Speaker: Christopher A. LeClair, National Center for Advancing Translational Sciences (NCATS), NIH
Topic: How Many Samples!?: Automation Facilitates High-Throughput Sample Preparation for Analytical Analysis
Date: Monday, April 13, 2026
Time: 6:15 pm Dinner, 7:15 pm Presentation
Location: Shimadzu Scientific Instrument, Inc. Training Center 7100 Riverwood Drive, Columbia, MD 21046 (Directions)
Dinner: Please RSVP to Sheng Feng (SFeng@som.umaryland.edu) by Friday, April 10 if you will be attending the dinner.
Abstract: The endeavor of increasing experimental capacity to reduce the therapeutic discovery and development timeline has heavily focused on throughput and cycle time. Most advancements center on improvements to instrument sensitivity, sampling time, sample size, data processing speed, and data quality, enabling thousands of samples to be analyzed down to a seconds per sample time scale while generating large, information-rich datasets. However, sample preparation remains a bottleneck as methods and protocols tend to be manual, time-consuming, and often disconnected from research workflows. The Analytical Chemistry Core (ACC) within the Division of Preclinical Innovation (DPI) at NCATS has leveraged automation technologies to develop innovative platforms for higher throughput in sample purification, processing, and preparation.
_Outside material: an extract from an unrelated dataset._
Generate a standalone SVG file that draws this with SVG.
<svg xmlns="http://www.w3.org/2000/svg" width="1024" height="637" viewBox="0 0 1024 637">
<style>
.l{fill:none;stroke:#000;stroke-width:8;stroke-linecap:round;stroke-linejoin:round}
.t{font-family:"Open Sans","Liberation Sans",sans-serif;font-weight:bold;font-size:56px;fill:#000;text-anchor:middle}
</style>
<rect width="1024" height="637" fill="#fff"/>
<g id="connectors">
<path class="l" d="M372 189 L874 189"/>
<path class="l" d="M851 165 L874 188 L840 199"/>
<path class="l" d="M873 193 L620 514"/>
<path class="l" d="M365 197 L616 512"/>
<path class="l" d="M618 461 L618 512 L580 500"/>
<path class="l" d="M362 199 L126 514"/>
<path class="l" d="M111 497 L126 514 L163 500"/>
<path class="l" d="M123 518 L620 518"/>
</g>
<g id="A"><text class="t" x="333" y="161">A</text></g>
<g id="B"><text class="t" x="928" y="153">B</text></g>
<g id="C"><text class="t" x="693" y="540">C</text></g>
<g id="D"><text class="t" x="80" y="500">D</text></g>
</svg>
This initiative has resulted in chromatography and mass spectrometry standardized workflows and processes that not only increase experimental capacity but reduce operational inefficiencies. To provide effective purification support in an efficient and expedient manner, the ACC developed a centralized liquid chromatography sample purification and processing platform for the rapid progression of crude reaction mixtures to purified compounds. This platform facilitates the addition of thousands of compounds annually to the NCATS compound library. Furthermore, we successfully developed an automated, high-throughput 384-well plate format sample preparation platform for the reproducible extraction of proteins from cells for MS-based proteomics. The platform is highly adaptable, being applied to the isolation and analysis of other substrates of interest (i.e., lipids, metabolites), as well as using other biological source materials such as human-derived (i.e., serum) and whole organism (i.e., C. elegans). The continued development and optimization of automated platforms will allow us to readily accommodate the handling, preparation, and analysis for large numbers of varied samples, providing greater analytical support to research programs.
Lightning Talk
Enhancing Spatial Biology with Atmospheric and Vacuum MALDI Platforms
Francine Yanchik-Slade, Ph.D.
Shimadzu Scientific Instruments
Abstract: Mass spectrometry imaging (MSI) has emerged as a powerful analytical technique for visualizing the spatial distribution of biomolecules within complex samples, offering critical insights for spatial omics, drug distribution studies, and molecular diagnostics. Shimadzu provides a comprehensive, fully integrated MALDI-based imaging workflow that supports every stage of the process, from matrix application through data acquisition and advanced data analysis. To accommodate diverse experimental needs, Shimadzu offers both atmospheric-pressure and vacuum MALDI platforms. The iMScope QT combines high-resolution atmospheric-pressure MALDI with a built-in optical microscope, enabling precise co-registration and ensuring accurate targeting of regions of interest. Complementing this, the MALDI-80X0 delivers robust, high-throughput MALDI imaging performance in a compact benchtop format suited for any laboratory environment. This presentation will highlight real-world applications of these systems that are advancing spatial omics and driving innovation through streamlined imaging workflows.